▸ **Task objective**:
Begin at the first line of the data and copy each line through the one containing "from matplotlib.patches import Rectangle", that line included, with no pictures.

▸ **Data lines**:
---+---
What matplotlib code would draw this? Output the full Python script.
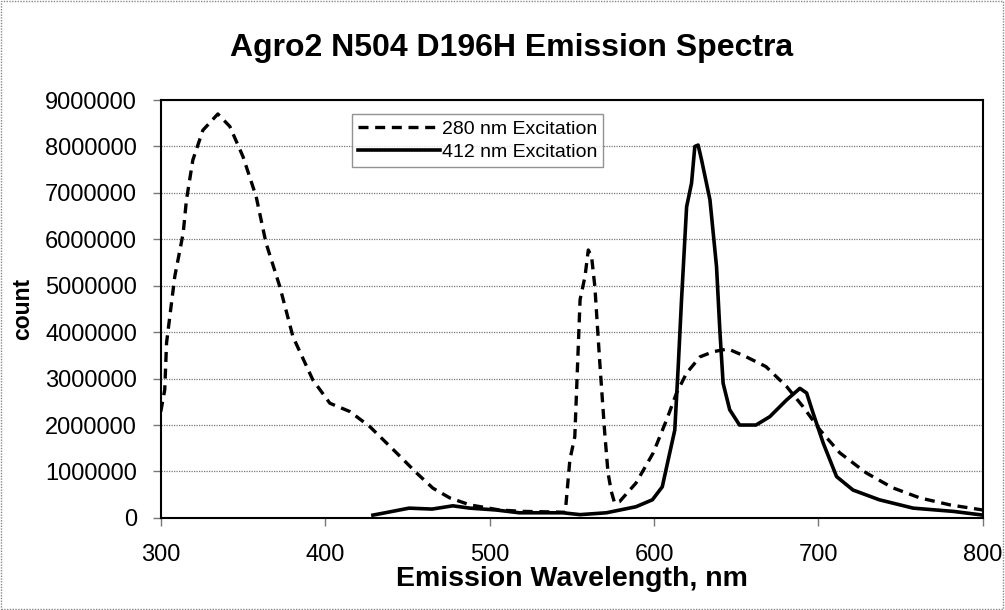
import matplotlib
matplotlib.use("Agg")
import matplotlib.pyplot as plt
from matplotlib.patches import Rectangle

# 280 nm excitation (nm, count)
wl_280 = [300, 302.4, 303.5, 308.5, 313.6, 315.6, 319.5, 325.6, 334.7, 342, 350,
          358, 364, 372.4, 380.4, 392.5, 402.8, 415, 427, 443.4, 455.5, 465.5,
          475.8, 488, 506, 520, 535, 546, 548.8, 551.8, 555, 558, 560, 562, 564,
          567, 570, 572, 574, 576, 579, 589, 599.5, 607.6, 613.7, 619.8, 628,
          636, 645, 656, 668, 680.6, 690.5, 701, 713, 729, 745, 761.7, 780, 800]
cnt_280 = [2.29e6, 2.76e6, 3.77e6, 5.2e6, 6.13e6, 6.85e6, 7.71e6, 8.35e6, 8.70e6,
           8.43e6, 7.78e6, 6.92e6, 5.92e6, 4.98e6, 3.90e6, 2.97e6, 2.47e6,
           2.29e6, 1.97e6, 1.40e6, 0.97e6, 0.64e6, 0.43e6, 0.28e6, 0.17e6,
           0.14e6, 0.13e6, 0.12e6, 1.25e6, 1.75e6, 4.7e6, 5.2e6, 5.77e6, 5.63e6,
           4.98e6, 3.34e6, 1.83e6, 0.97e6, 0.57e6, 0.32e6, 0.35e6, 0.75e6,
           1.40e6, 2.11e6, 2.69e6, 3.12e6, 3.47e6, 3.58e6, 3.64e6, 3.47e6,
           3.26e6, 2.83e6, 2.40e6, 1.89e6, 1.40e6, 0.97e6, 0.65e6, 0.43e6,
           0.28e6, 0.17e6]

# 412 nm excitation
wl_412 = [429, 435, 451, 465, 477.6, 488, 504, 518, 544.5, 555, 571, 589, 599,
          605, 608.6, 612.6, 614.7, 616.7, 619.8, 622.8, 624.8, 626.8, 628.9,
          634, 638, 640, 642, 646, 652, 662, 670.4, 680.6, 688.7, 692.8, 696.8,
          702.9, 711, 721, 737, 757.6, 782, 800]
cnt_412 = [0.06e6, 0.10e6, 0.21e6, 0.19e6, 0.26e6, 0.21e6, 0.17e6, 0.11e6,
           0.11e6, 0.07e6, 0.11e6, 0.24e6, 0.39e6, 0.67e6, 1.25e6, 1.89e6,
           3.26e6, 4.69e6, 6.70e6, 7.21e6, 8.0e6, 8.03e6, 7.71e6, 6.85e6,
           5.41e6, 4.05e6, 2.90e6, 2.33e6, 2.0e6, 2.0e6, 2.18e6, 2.54e6, 2.79e6,
           2.69e6, 2.25e6, 1.61e6, 0.89e6, 0.60e6, 0.39e6, 0.21e6, 0.14e6, 0.06e6]

x_ticks = [300, 400, 500, 600, 700, 800]
y_ticks = [0, 1000000, 2000000, 3000000, 4000000, 5000000, 6000000, 7000000, 8000000, 9000000]

plt.rcParams['font.family'] = ['Liberation Sans', 'DejaVu Sans']

fig = plt.figure(figsize=(10.05, 6.10), dpi=100)
ax = fig.add_axes([0.160, 0.151, 0.818, 0.685])

# outer chart border
fig.patches.append(Rectangle((0.001, 0.002), 0.997, 0.996, transform=fig.transFigure,
                             fill=False, ec="#888888", lw=1, ls=(0, (1, 1))))

ax.plot(wl_280, cnt_280, color="black", lw=2.4, ls=(0, (3, 2)), label="280 nm Excitation")
ax.plot(wl_412, cnt_412, color="black", lw=2.6, label="412 nm Excitation")

ax.set_xlim(300, 800)
ax.set_ylim(0, 9000000)
ax.set_xticks(x_ticks)
ax.set_yticks(y_ticks)
ax.set_yticklabels([str(v) for v in y_ticks])
ax.yaxis.grid(True, color="#777777", lw=0.9, ls=(0, (1, 1)))
ax.set_axisbelow(True)
for s in ax.spines.values():
    s.set_linewidth(1.5)
ax.tick_params(axis="both", direction="out", length=6, width=1, color="#777777",
               labelsize=17)
ax.tick_params(axis="x", pad=13)
ax.tick_params(axis="y", pad=11)

# title is centred over the whole figure, not the plot area
fig.text(0.509, 0.922, "Agro2 N504 D196H Emission Spectra", fontsize=23,
         fontweight="bold", ha="center", va="center")
ax.set_xlabel("Emission Wavelength, nm", fontsize=20.5, fontweight="bold", labelpad=0)
ax.set_ylabel("count", fontsize=16.5, fontweight="bold", labelpad=8)

leg = ax.legend(loc="upper left", bbox_to_anchor=(0.233, 0.966), fontsize=14,
                frameon=True, fancybox=False, handlelength=4.2, handletextpad=0.1,
                borderpad=0.3, labelspacing=0.3, borderaxespad=0)
leg.get_frame().set_edgecolor("#777777")
leg.get_frame().set_linewidth(1)

fig.savefig("out.png", dpi=100)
---+---
▸ **Solution to this problem**:
What matplotlib code would draw this? Output the full Python script.
import matplotlib
matplotlib.use("Agg")
import matplotlib.pyplot as plt
from matplotlib.patches import Rectangle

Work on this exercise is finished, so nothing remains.